Rules erase Indian status: leaders

Anishinabek Nation studies replacing federal restrictions with citizenship concept

By Michael Purvis
Sault Star

There’s something troubling to Wayne Beaver about the high rate at which Alderville First Nation members are marrying people from outside the community.

It’s not the fact that youth are looking to outsiders for mates that raises alarm bells – that’s expected in a community of just 300 people, Beaver said.

The problem is, if what the studies say is true, Alderville faces a future without any status Indians as long as the federal government’s definition of Indian status continues to hold sway, he said.

“The government has always used status to control our numbers, and that’s not conjecture, that’s just history,” said Beaver, a band councillor for Alderville, just south of Peterborough, Ont.

The Anishinabek Nation says many, if not all, First Nations face a similar dwindling population problem due to an amendment to the Indian Act in 1985 that was meant to remove discrimination against women, but which created a two-generation status cut-off for native people who marry non-natives.

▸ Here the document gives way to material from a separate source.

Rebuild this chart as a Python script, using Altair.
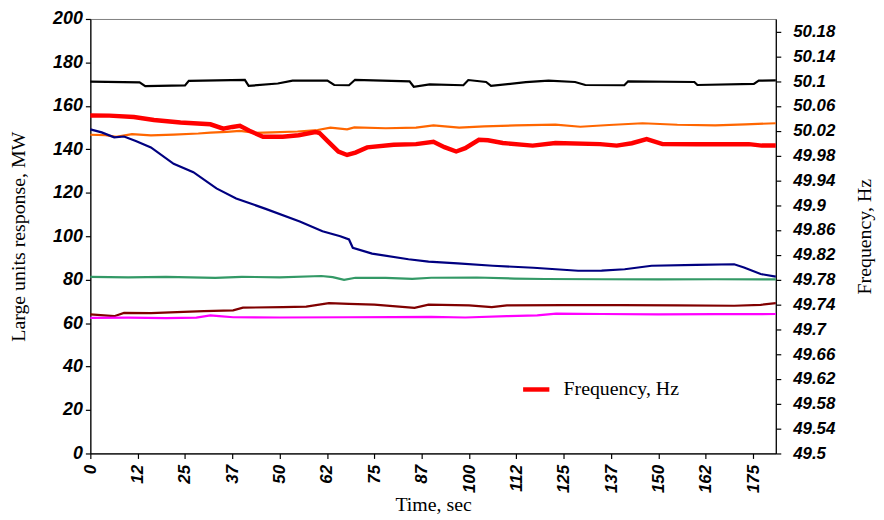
import altair as alt
import pandas as pd

# ---- data ----
black_t = [0, 13, 14.5, 25, 26, 40.8, 41.8, 49.5, 53.4, 62.6, 64.4, 68.3, 69.9, 84.3, 85.4, 89.6, 98.5, 99.8, 104.5, 105.8, 115, 121, 128, 130.7, 141, 142, 159.5, 160.3, 175.2, 176.5, 181]
black_v = [171.2, 170.8, 169.1, 169.4, 171.5, 172, 169.2, 170.3, 171.6, 171.6, 169.6, 169.5, 172, 171.3, 168.8, 169.9, 169.5, 171.9, 171, 169.2, 170.9, 171.6, 171, 169.6, 169.5, 171.3, 171, 169.6, 170.1, 171.6, 171.7]

orange_t = [0, 4, 6.8, 11, 16, 22, 28.5, 31.7, 36, 39.5, 43.7, 48, 54.7, 60, 63.4, 67.8, 69.7, 78, 86, 90.6, 97.4, 104, 112.3, 122.8, 129.4, 137, 145.8, 155, 165, 173, 181]
orange_v = [146.7, 146.5, 145.7, 147, 146.4, 146.8, 147.3, 147.7, 148, 148.5, 147.6, 147.8, 148.2, 148.9, 150, 149.2, 150.1, 149.7, 150, 151, 150, 150.6, 151, 151.4, 150.4, 151.2, 152, 151.3, 151, 151.5, 152]

blue_t = [0, 3, 6.3, 8.9, 12, 16, 22, 27.2, 33.3, 38.5, 46.3, 55.3, 61.3, 66, 68.3, 69.3, 74.4, 84, 89.3, 97, 106.3, 117, 128.8, 135, 141.1, 148.2, 160, 170, 172.6, 177, 181]
blue_v = [149.2, 147.8, 145.5, 145.9, 143.8, 140.9, 133.3, 129.5, 122, 117.4, 112.6, 106.8, 102.3, 100, 98.5, 94.7, 92, 89.4, 88.3, 87.5, 86.4, 85.5, 84.1, 84.2, 84.8, 86.4, 86.8, 87.1, 85.6, 82.6, 81.4]

green_t = [0, 10, 20, 33, 40, 50, 61, 64, 67, 70, 78, 85, 90, 102, 112, 120, 135, 150, 165, 181]
green_v = [81.3, 81.1, 81.3, 80.8, 81.3, 81.1, 81.7, 81.2, 79.9, 80.9, 80.8, 80.4, 80.9, 81, 80.5, 80.3, 80.2, 80.1, 80.2, 80.1]

dred_t = [0, 6.3, 8.9, 16, 24.6, 30, 37.7, 40.3, 50.8, 57, 63, 68.3, 75, 85.6, 89.3, 100, 106, 110, 125, 140, 155, 170, 177, 181]
dred_v = [64, 63.2, 64.7, 64.6, 65.2, 65.5, 65.9, 67.1, 67.4, 67.6, 69.2, 68.9, 68.5, 67, 68.5, 68.2, 67.4, 68.2, 68.3, 68.3, 68.2, 68, 68.4, 69.2]

mag_t = [0, 10, 20, 28, 31.7, 34, 37.7, 50, 68, 80, 90, 99, 110, 118, 123, 135, 150, 165, 181]
mag_v = [62.4, 62.5, 62.3, 62.5, 63.6, 63.2, 62.7, 62.6, 62.7, 62.8, 62.9, 62.6, 63.2, 63.6, 64.4, 64.2, 64, 64.1, 64.2]

freq_t = [0, 5, 11.5, 16.8, 23.8, 31.7, 35.1, 37.5, 39.5, 42, 45.6, 50.8, 55, 59.4, 60.5, 62.6, 65.5, 67.8, 70, 73.1, 80.1, 86, 90.6, 93.5, 96.6, 99, 102.6, 105, 108.9, 116.8, 122.8, 134.6, 139, 143, 146.9, 151.1, 160, 173.9, 177.3, 181]
freq_hz = [50.0446, 50.0443, 50.0422, 50.0373, 50.0331, 50.0303, 50.0233, 50.0261, 50.0278, 50.0198, 50.0103, 50.0103, 50.0128, 50.018, 50.0163, 50.0037, 49.9865, 49.9809, 49.9848, 49.9932, 49.9974, 49.9984, 50.0023, 49.9935, 49.9865, 49.9918, 50.0054, 50.0047, 50.0002, 49.996, 50.0002, 49.9984, 49.996, 49.9998, 50.0065, 49.9984, 49.9981, 49.9984, 49.996, 49.996]

series_names = ["black", "orange", "navy", "green", "darkred", "magenta"]
series_colors = ["#000000", "#FF6600", "#000080", "#339966", "#800000", "#FF00FF"]

x_ticks = [0, 12.5, 25, 37.5, 50, 62.5, 75, 87.5, 100, 112.5, 125, 137.5, 150, 162.5, 175]
left_ticks = [0, 20, 40, 60, 80, 100, 120, 140, 160, 180, 200]
right_ticks = [49.5, 49.54, 49.58, 49.62, 49.66, 49.7, 49.74, 49.78, 49.82, 49.86, 49.9, 49.94, 49.98, 50.02, 50.06, 50.1, 50.14, 50.18]

# ---- tables ----
rows = []
for name, ts, vs in zip(series_names,
                        [black_t, orange_t, blue_t, green_t, dred_t, mag_t],
                        [black_v, orange_v, blue_v, green_v, dred_v, mag_v]):
    for t, v in zip(ts, vs):
        rows.append({"series": name, "t": t, "v": v})
mw_df = pd.DataFrame(rows)
freq_df = pd.DataFrame({"t": freq_t, "f": freq_hz, "name": "Frequency, Hz"})

x_enc = alt.X(
    "t:Q",
    scale=alt.Scale(domain=[0, 181], nice=False),
    axis=alt.Axis(values=x_ticks, labelExpr="floor(datum.value)", labelAngle=270,
                  title="Time, sec", titlePadding=2, labelPadding=6),
)

mw = alt.Chart(mw_df).mark_line(strokeWidth=2.2).encode(
    x=x_enc,
    y=alt.Y("v:Q", scale=alt.Scale(domain=[0, 200], nice=False),
            axis=alt.Axis(values=left_ticks, orient="left", labelFontSize=18, labelPadding=3,
                          title="Large units response, MW", titlePadding=24)),
    color=alt.Color("series:N", scale=alt.Scale(domain=series_names, range=series_colors), legend=None),
    order=alt.Order("t:Q"),
)

fr = alt.Chart(freq_df).mark_line(strokeWidth=4.5).encode(
    x=x_enc,
    y=alt.Y("f:Q", scale=alt.Scale(domain=[49.5, 50.2], nice=False, zero=False),
            axis=alt.Axis(values=right_ticks, orient="right", format=".2~f", labelPadding=12,
                          title="Frequency, Hz", titleAngle=270, titlePadding=40)),
    stroke=alt.Stroke("name:N", scale=alt.Scale(domain=["Frequency, Hz"], range=["#FF0000"]),
                      legend=alt.Legend(title=None, orient="none", legendX=434, legendY=358,
                                        symbolType="stroke", symbolSize=700, symbolStrokeWidth=4.5,
                                        labelFont="Liberation Serif", labelFontSize=20,
                                        labelColor="black", labelOffset=12)),
    order=alt.Order("t:Q"),
)

chart = alt.layer(mw, fr).resolve_scale(y="independent").properties(
    width=691, height=438,
    autosize=alt.AutoSizeParams(type="none"),
    padding={"left": 83, "top": 9, "right": 101, "bottom": 65},
).configure_axis(
    grid=False,
    domainColor="black", domainWidth=1.2,
    tickColor="black", tickSize=5, tickWidth=1.2,
    labelFont="Liberation Sans", labelFontSize=17, labelFontStyle="italic",
    labelFontWeight="bold", labelColor="black",
    titleFont="Liberation Serif", titleFontSize=20, titleFontWeight="normal",
    titleColor="black",
).configure_view(stroke="#808080", strokeWidth=1)

chart.save("out.html", embed_options={"renderer": "svg", "actions": False})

The Anishinabek Nation took another step on Tuesday in its effort to change that situation. It named a commissioner who will work to create a citizenship law for its 42-member First Nations.

Jeannette Corbiere-Lavell, who led a Supreme Court challenge in the 1970s against the status system when it stripped her of membership in her own community, will hold a series of consultations aimed at creating consensus on how the Anishinabek Nation will take control of its own citizenship.

The law proposes to do several things, chief among them throwing out the concept of status and replacing it with citizenship akin to that of the world’s sovereign nations.

“Under the present definition, the grandchildren of women such as me, who marry non-Indians, will lose their status,” Corbiere-Lavell told a conference on citizenship held in Garden River First Nation on Tuesday.

The way it works now, Corbiere-Lavell was able to pass on what the government considers status to her children. But because she married a non-native, her offspring are unable to pass their treaty rights on to their own children unless they marry other status Indians.

“My grandchildren now have to deal with what I dealt with in the 1970s, which is losing legal right to membership within our community,” said Corbiere-Lavell, a high-school teacher on Wikwemikong Unceded Indian Reserve.

The Anishinabek Nation’s solution is a law that will determine citizenship based on the lineage of at least one grandparent.

Grand Council Chief John Beaucage said it’s time First Nations start looking at citizenship in the same way as nations like Canada do.

“Right now we somewhat buy into the aspect of status with the Indian Act: Our membership clerks fill in the federal government forms and send them in to Ottawa and people get entered into a list,” said Beaucage.

“Well, once we have our citizenship law, we’re not going to do that; we’re not going to fill those forms in and send them in to Ottawa.”

How that affects the relationship between First Nations and the federal government is “more their problem than ours,” said Beaucage. “We will determine who our citizens are, and treaty relationships and treaties will still carry on,” he said. “That’s the basis of our relationship with the Crown: the treaties, not the Indian Act.”

Beaver said his First Nation has a pretty good idea what is in store if the federal government continues to control Indian status.

“You can’t predict the future, but you can do studies and we’ve had two done,” said Beaver.

He said both pointed to 2032 as the date when the last status birth will take place on Alderville First Nation.

“So from that point on, all children born at Alderville will be born without tax immunity, treaty rights such as health and education; they won’t be allowed to take part in the housing program on the First Nation, they won’t be allowed to own land, they won’t be allowed to live on the First Nation, they won’t be able to vote in band elections,” said Beaver.

“A large” number of Alderville youth are in the same position right now, said Beaver. Even if they grow up on the reserve, when those youth turn 21, they lose their legal right to be band members.

“I don’t think our First Nation or any other First Nation would exclude them, but there’s a big difference between relying on somebody’s good graces to accept you and having a right to be there.”